CHALLENGE: Return every line below as is, leaving out the pictures.

>> start

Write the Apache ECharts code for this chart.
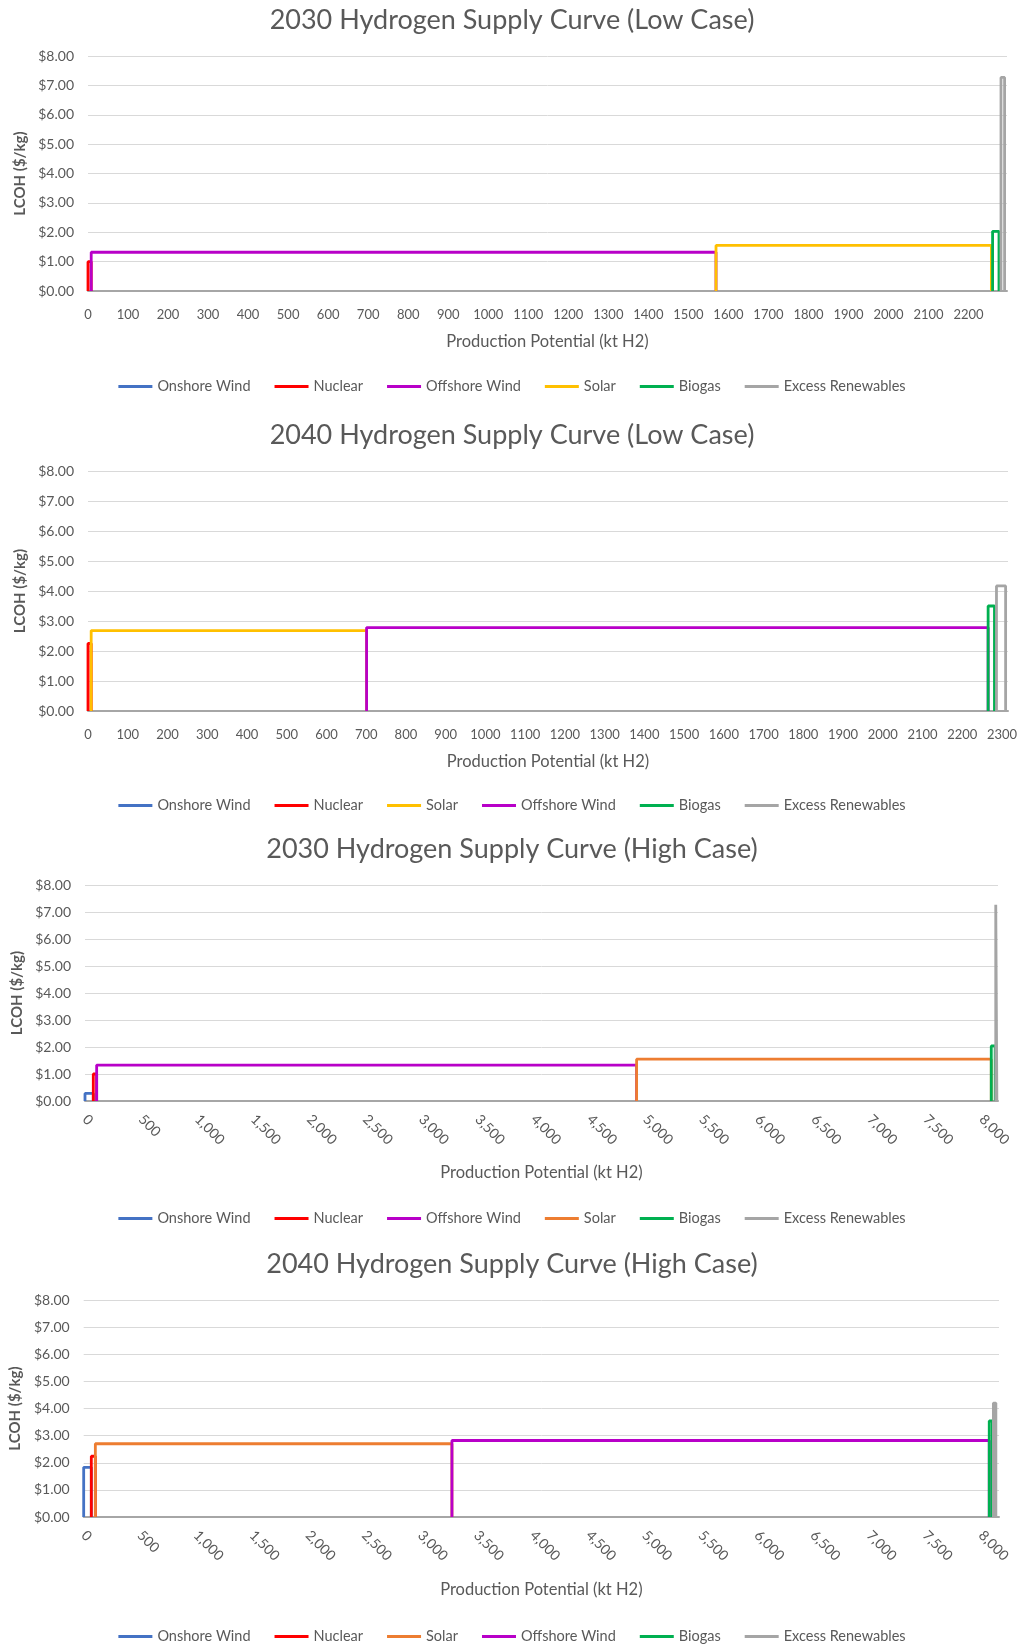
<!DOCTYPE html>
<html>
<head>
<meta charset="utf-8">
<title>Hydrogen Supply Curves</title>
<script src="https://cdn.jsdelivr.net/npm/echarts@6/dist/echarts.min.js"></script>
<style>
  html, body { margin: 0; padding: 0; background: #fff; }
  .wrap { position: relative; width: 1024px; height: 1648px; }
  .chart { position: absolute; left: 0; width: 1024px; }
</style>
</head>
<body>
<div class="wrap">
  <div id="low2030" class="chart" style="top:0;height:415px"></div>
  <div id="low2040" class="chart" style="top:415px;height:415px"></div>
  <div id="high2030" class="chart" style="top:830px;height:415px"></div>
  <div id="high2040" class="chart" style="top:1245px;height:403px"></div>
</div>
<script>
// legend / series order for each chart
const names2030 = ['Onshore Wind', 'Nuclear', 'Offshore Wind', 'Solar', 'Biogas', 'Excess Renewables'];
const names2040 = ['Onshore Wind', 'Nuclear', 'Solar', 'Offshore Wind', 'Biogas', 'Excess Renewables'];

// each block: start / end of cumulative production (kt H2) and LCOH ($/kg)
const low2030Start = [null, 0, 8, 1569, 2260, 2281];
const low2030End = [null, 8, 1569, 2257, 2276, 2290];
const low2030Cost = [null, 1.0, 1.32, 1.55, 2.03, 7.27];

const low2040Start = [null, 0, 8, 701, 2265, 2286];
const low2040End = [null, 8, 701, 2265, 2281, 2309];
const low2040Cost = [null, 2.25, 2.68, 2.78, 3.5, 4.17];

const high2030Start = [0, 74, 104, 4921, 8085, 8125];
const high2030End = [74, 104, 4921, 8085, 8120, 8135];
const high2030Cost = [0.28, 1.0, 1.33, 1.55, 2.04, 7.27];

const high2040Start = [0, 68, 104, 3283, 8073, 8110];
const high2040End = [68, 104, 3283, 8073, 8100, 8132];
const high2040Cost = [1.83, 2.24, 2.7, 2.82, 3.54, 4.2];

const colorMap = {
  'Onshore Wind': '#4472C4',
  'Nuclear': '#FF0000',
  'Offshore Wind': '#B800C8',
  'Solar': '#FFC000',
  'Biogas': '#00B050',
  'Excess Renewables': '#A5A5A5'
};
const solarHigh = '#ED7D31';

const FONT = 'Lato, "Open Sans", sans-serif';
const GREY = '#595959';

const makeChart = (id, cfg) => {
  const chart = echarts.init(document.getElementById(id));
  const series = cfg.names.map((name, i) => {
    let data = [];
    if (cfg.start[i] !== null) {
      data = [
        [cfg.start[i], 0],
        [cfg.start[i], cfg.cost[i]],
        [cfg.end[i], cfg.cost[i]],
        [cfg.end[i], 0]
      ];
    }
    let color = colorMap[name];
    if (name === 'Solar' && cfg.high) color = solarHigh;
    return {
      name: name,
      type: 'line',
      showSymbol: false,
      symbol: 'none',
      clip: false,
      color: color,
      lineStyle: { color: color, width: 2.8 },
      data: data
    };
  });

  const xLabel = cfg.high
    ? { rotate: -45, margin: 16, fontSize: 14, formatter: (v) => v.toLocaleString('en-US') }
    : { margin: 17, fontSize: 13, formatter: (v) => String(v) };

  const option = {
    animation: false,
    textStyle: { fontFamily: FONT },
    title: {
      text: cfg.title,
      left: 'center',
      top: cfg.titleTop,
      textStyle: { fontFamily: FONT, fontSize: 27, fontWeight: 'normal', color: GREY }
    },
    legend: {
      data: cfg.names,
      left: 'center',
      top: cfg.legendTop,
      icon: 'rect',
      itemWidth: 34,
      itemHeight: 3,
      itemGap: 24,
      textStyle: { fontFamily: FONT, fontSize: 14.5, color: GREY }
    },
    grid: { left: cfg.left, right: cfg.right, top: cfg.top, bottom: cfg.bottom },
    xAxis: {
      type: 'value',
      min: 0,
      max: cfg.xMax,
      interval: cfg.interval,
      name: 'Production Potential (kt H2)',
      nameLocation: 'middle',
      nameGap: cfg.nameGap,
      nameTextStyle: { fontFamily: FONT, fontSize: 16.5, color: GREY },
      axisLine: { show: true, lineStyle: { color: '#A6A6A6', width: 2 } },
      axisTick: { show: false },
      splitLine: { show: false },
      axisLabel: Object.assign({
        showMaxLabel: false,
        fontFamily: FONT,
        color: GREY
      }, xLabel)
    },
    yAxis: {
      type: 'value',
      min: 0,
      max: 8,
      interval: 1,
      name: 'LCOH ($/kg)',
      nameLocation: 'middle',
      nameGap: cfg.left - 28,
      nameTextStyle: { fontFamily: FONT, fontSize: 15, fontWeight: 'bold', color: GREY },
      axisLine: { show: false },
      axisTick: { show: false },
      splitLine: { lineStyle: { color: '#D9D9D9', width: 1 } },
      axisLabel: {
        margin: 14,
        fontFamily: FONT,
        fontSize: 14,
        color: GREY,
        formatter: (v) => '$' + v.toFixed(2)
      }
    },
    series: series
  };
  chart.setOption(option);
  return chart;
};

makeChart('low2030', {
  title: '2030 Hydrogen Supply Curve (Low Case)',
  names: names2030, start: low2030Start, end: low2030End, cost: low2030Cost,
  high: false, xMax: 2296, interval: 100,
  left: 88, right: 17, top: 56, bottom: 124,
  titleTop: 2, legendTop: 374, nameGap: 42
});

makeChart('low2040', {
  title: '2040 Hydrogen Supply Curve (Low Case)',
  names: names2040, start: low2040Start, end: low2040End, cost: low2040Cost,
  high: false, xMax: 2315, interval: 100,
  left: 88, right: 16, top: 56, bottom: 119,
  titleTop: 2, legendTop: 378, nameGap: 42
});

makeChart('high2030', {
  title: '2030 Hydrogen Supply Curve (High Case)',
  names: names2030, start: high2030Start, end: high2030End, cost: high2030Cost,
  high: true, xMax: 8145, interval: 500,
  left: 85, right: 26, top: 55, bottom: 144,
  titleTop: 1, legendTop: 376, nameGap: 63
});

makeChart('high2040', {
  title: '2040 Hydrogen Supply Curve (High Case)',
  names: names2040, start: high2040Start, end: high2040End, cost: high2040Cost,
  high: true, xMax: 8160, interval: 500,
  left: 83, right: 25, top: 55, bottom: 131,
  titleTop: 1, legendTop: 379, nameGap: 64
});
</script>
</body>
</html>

>> end

WRITTEN RESPONSE:
Write the Apache ECharts code for this chart.
<!DOCTYPE html>
<html>
<head>
<meta charset="utf-8">
<title>Hydrogen Supply Curves</title>
<script src="https://cdn.jsdelivr.net/npm/echarts@6/dist/echarts.min.js"></script>
<style>
  html, body { margin: 0; padding: 0; background: #fff; }
  .wrap { position: relative; width: 1024px; height: 1648px; }
  .chart { position: absolute; left: 0; width: 1024px; }
</style>
</head>
<body>
<div class="wrap">
  <div id="low2030" class="chart" style="top:0;height:415px"></div>
  <div id="low2040" class="chart" style="top:415px;height:415px"></div>
  <div id="high2030" class="chart" style="top:830px;height:415px"></div>
  <div id="high2040" class="chart" style="top:1245px;height:403px"></div>
</div>
<script>
// legend / series order for each chart
const names2030 = ['Onshore Wind', 'Nuclear', 'Offshore Wind', 'Solar', 'Biogas', 'Excess Renewables'];
const names2040 = ['Onshore Wind', 'Nuclear', 'Solar', 'Offshore Wind', 'Biogas', 'Excess Renewables'];

// each block: start / end of cumulative production (kt H2) and LCOH ($/kg)
const low2030Start = [null, 0, 8, 1569, 2260, 2281];
const low2030End = [null, 8, 1569, 2257, 2276, 2290];
const low2030Cost = [null, 1.0, 1.32, 1.55, 2.03, 7.27];

const low2040Start = [null, 0, 8, 701, 2265, 2286];
const low2040End = [null, 8, 701, 2265, 2281, 2309];
const low2040Cost = [null, 2.25, 2.68, 2.78, 3.5, 4.17];

const high2030Start = [0, 74, 104, 4921, 8085, 8125];
const high2030End = [74, 104, 4921, 8085, 8120, 8135];
const high2030Cost = [0.28, 1.0, 1.33, 1.55, 2.04, 7.27];

const high2040Start = [0, 68, 104, 3283, 8073, 8110];
const high2040End = [68, 104, 3283, 8073, 8100, 8132];
const high2040Cost = [1.83, 2.24, 2.7, 2.82, 3.54, 4.2];

const colorMap = {
  'Onshore Wind': '#4472C4',
  'Nuclear': '#FF0000',
  'Offshore Wind': '#B800C8',
  'Solar': '#FFC000',
  'Biogas': '#00B050',
  'Excess Renewables': '#A5A5A5'
};
const solarHigh = '#ED7D31';

const FONT = 'Lato, "Open Sans", sans-serif';
const GREY = '#595959';

const makeChart = (id, cfg) => {
  const chart = echarts.init(document.getElementById(id));
  const series = cfg.names.map((name, i) => {
    let data = [];
    if (cfg.start[i] !== null) {
      data = [
        [cfg.start[i], 0],
        [cfg.start[i], cfg.cost[i]],
        [cfg.end[i], cfg.cost[i]],
        [cfg.end[i], 0]
      ];
    }
    let color = colorMap[name];
    if (name === 'Solar' && cfg.high) color = solarHigh;
    return {
      name: name,
      type: 'line',
      showSymbol: false,
      symbol: 'none',
      clip: false,
      color: color,
      lineStyle: { color: color, width: 2.8 },
      data: data
    };
  });

  const xLabel = cfg.high
    ? { rotate: -45, margin: 16, fontSize: 14, formatter: (v) => v.toLocaleString('en-US') }
    : { margin: 17, fontSize: 13, formatter: (v) => String(v) };

  const option = {
    animation: false,
    textStyle: { fontFamily: FONT },
    title: {
      text: cfg.title,
      left: 'center',
      top: cfg.titleTop,
      textStyle: { fontFamily: FONT, fontSize: 27, fontWeight: 'normal', color: GREY }
    },
    legend: {
      data: cfg.names,
      left: 'center',
      top: cfg.legendTop,
      icon: 'rect',
      itemWidth: 34,
      itemHeight: 3,
      itemGap: 24,
      textStyle: { fontFamily: FONT, fontSize: 14.5, color: GREY }
    },
    grid: { left: cfg.left, right: cfg.right, top: cfg.top, bottom: cfg.bottom },
    xAxis: {
      type: 'value',
      min: 0,
      max: cfg.xMax,
      interval: cfg.interval,
      name: 'Production Potential (kt H2)',
      nameLocation: 'middle',
      nameGap: cfg.nameGap,
      nameTextStyle: { fontFamily: FONT, fontSize: 16.5, color: GREY },
      axisLine: { show: true, lineStyle: { color: '#A6A6A6', width: 2 } },
      axisTick: { show: false },
      splitLine: { show: false },
      axisLabel: Object.assign({
        showMaxLabel: false,
        fontFamily: FONT,
        color: GREY
      }, xLabel)
    },
    yAxis: {
      type: 'value',
      min: 0,
      max: 8,
      interval: 1,
      name: 'LCOH ($/kg)',
      nameLocation: 'middle',
      nameGap: cfg.left - 28,
      nameTextStyle: { fontFamily: FONT, fontSize: 15, fontWeight: 'bold', color: GREY },
      axisLine: { show: false },
      axisTick: { show: false },
      splitLine: { lineStyle: { color: '#D9D9D9', width: 1 } },
      axisLabel: {
        margin: 14,
        fontFamily: FONT,
        fontSize: 14,
        color: GREY,
        formatter: (v) => '$' + v.toFixed(2)
      }
    },
    series: series
  };
  chart.setOption(option);
  return chart;
};

makeChart('low2030', {
  title: '2030 Hydrogen Supply Curve (Low Case)',
  names: names2030, start: low2030Start, end: low2030End, cost: low2030Cost,
  high: false, xMax: 2296, interval: 100,
  left: 88, right: 17, top: 56, bottom: 124,
  titleTop: 2, legendTop: 374, nameGap: 42
});

makeChart('low2040', {
  title: '2040 Hydrogen Supply Curve (Low Case)',
  names: names2040, start: low2040Start, end: low2040End, cost: low2040Cost,
  high: false, xMax: 2315, interval: 100,
  left: 88, right: 16, top: 56, bottom: 119,
  titleTop: 2, legendTop: 378, nameGap: 42
});

makeChart('high2030', {
  title: '2030 Hydrogen Supply Curve (High Case)',
  names: names2030, start: high2030Start, end: high2030End, cost: high2030Cost,
  high: true, xMax: 8145, interval: 500,
  left: 85, right: 26, top: 55, bottom: 144,
  titleTop: 1, legendTop: 376, nameGap: 63
});

makeChart('high2040', {
  title: '2040 Hydrogen Supply Curve (High Case)',
  names: names2040, start: high2040Start, end: high2040End, cost: high2040Cost,
  high: true, xMax: 8160, interval: 500,
  left: 83, right: 25, top: 55, bottom: 131,
  titleTop: 1, legendTop: 379, nameGap: 64
});
</script>
</body>
</html>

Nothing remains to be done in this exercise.